Neha Mahajan, a team member, stated: "What made this result even more remarkable [why is a "well known tendency" remarkable?] is that monkeys in this population move around from group to group, so some of them who were 'outgroup' were previously 'in-group.' And yet, the result holds just as strongly for monkeys who have transferred groups only weeks earlier, suggesting that these monkeys are sensitive to who is currently to be thought of as an insider or an outsider. In other words, although monkeys divide the world into 'us' versus 'them,' they do so in a way that is flexible and is updated in real time." What is "flexible" about reacting just as strongly about former in, and now out, group monkeys as about monkeys that have always been out group. It seems to me this a "rigid" response: You are all the same, outies!

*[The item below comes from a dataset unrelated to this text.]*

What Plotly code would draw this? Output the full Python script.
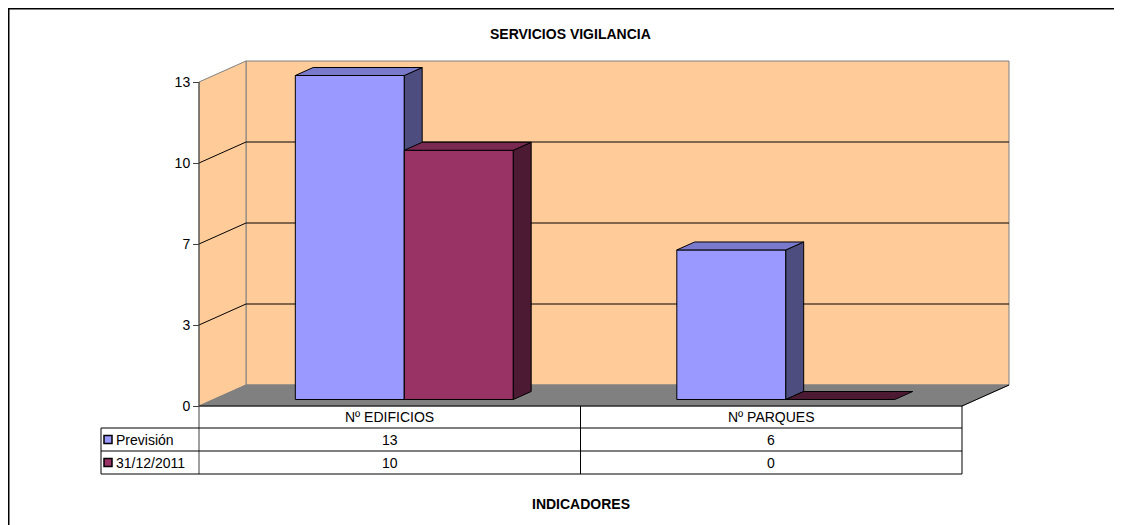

Using a test they devised based on the IAT (Implicit Association Test) which claims to test humans for "implicit biases" against others, the research group concluded, according to SD, that, "Like humans, monkeys tend to spontaneously view ingroup members positively and outgroup members negatively."

As a result of the Monkey Implicit Association Test they devised, the researchers think "the roots" of human prejudice may be 25 million years in the making since that is how long it has been since we shared a common ancestor with the rhesus monkeys.

Mahzarin Banaji, another group member, says, "Social psychologists introduced the world to the idea that the immediate situation is hugely powerful in determining behavior, even intergroup feelings. Evolutionary theorists have made us aware of our ancestral past. In this work, we weave the two together to show the importance of both these influences at work."

Santos herself concludes that "The bad news is that the tendency to dislike outgroup members appears to be evolutionarily quite old, and therefore may be less simple to eliminate than we'd like to think. [This reinforces those who think prejudice, racism, etc., are "natural" rather than learned behaviors]. The good news, though, is that even monkeys seem to be flexible [we saw above there is no basis for this statement] about who counts as a group member. If we humans can find ways to harness this evolved flexibility, it might allow us to become an even more tolerant species [assuming we are a "tolerant" species in the first place]." Anyway, being tolerant means respecting people in other groups not just accepting them into your own--"How white of you" does not indicate tolerance.

It should be noted that if the monkeys can simply change groups when they feel like it, and be accepted, there is no "prejudice" at all going on. Before I give up the view that human prejudice is 99% cultural I want to have both a "prejudice gene" and an example of monkeys gassing each other. A friendly welcoming manner is just as likely as prejudice toward the "other"-- cf. how the Caribs welcomed Columbus, granted this was their mistake, and Squanto helped out the Pilgrims. Native Americans had to learn to dislike Europeans.

As for the Implicit Association Test, its critics charge that it lacks empirical evidence of its efficacy and that its reliability measure is low-- i.e., when the same subjects are retested they give different responses. The IAT is not therefore a really strong scientific tool to use for the claims made on the basis of its results. What is true of the IAT would follow for the Monkey IAT as well.

A final quote from a Science News article: William von Hippel a psychologist at the University of New South Wales has said, "Rarely has a methodological tool garnered such strong adherents and detractors. The IAT should be vigorously researched and debated, but we still do not really understand what it reveals.